Jeremy Hobson: Things are moving fast in the credit markets. Take it from Guy Lebas, chief fixed income strategist at Janney Montgomery Scott.
Guy Lebas: When we were seeing oil prices at record highs back in July, deflation was a very, very distant worry. Now it’s become kind of front burner.
As debt becomes more expensive, companies don’t want to borrow as much, especially when deflation is driving down their income. Martin Wolfson is an economist at Notre Dame. He says remember what happened to borrowers when deflation hit home values.
Martin Wolfson: So, as they are unable to pay their debts, they default. This means losses at the banking system. The banks contract or are unwilling to lend. This slows down the real economy.
Now, imagine that happening at businesses across the country. Think about what that would do to the economy. Irving Fisher wrote about this very problem back in 1933. He was a Yale Economist who warned about what he called debt deflation. Here’s a dramatization.

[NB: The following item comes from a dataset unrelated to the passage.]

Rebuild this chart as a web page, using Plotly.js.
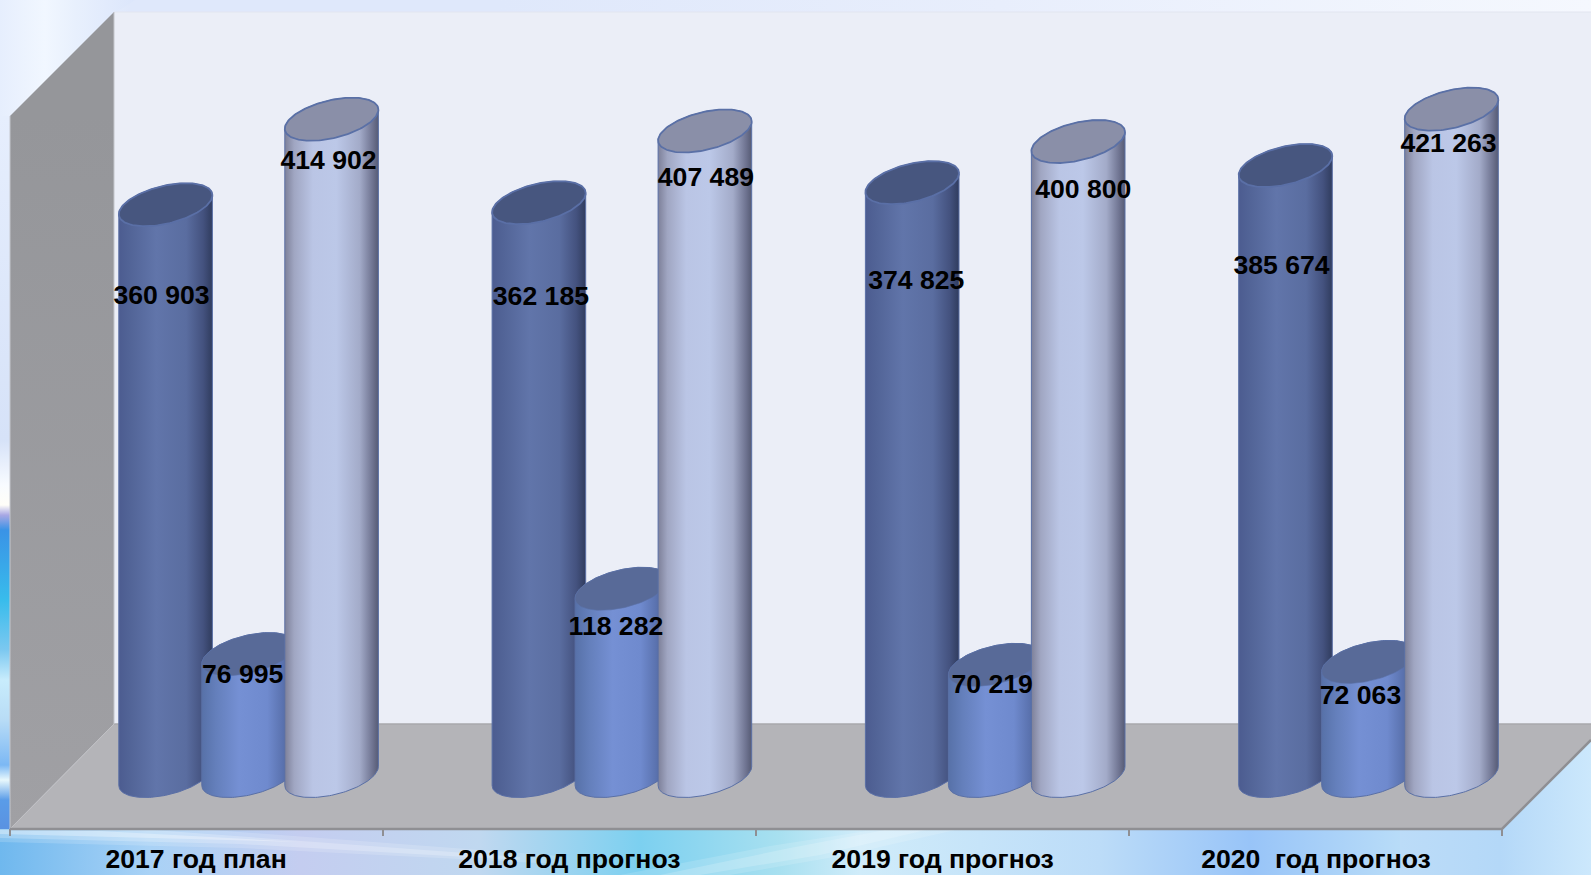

Actor: Unless some counteracting cause comes along to prevent the fall in price level, such a depression as that of the 1929 to 33 tends to continue, going deeper, in a vicious spiral, for many years. There is then no tendency of the boat to stop tipping until it has capsized.
Now, Fisher added, there is a way to right the ship — reflation, in other words, printing more money. When Fed Chairman Ben Bernanke mused about the possibility of a deflationary spiral back in 2002, he said doing so [helicopter noise] amounted to dropping sacks of cash from helicopters to stop it.
In New York, I’m Jeremy Hobson for Marketplace.
Ryssdal: That was Rico Gagliano there for that dramatization. Never passes up an opportunity, does he.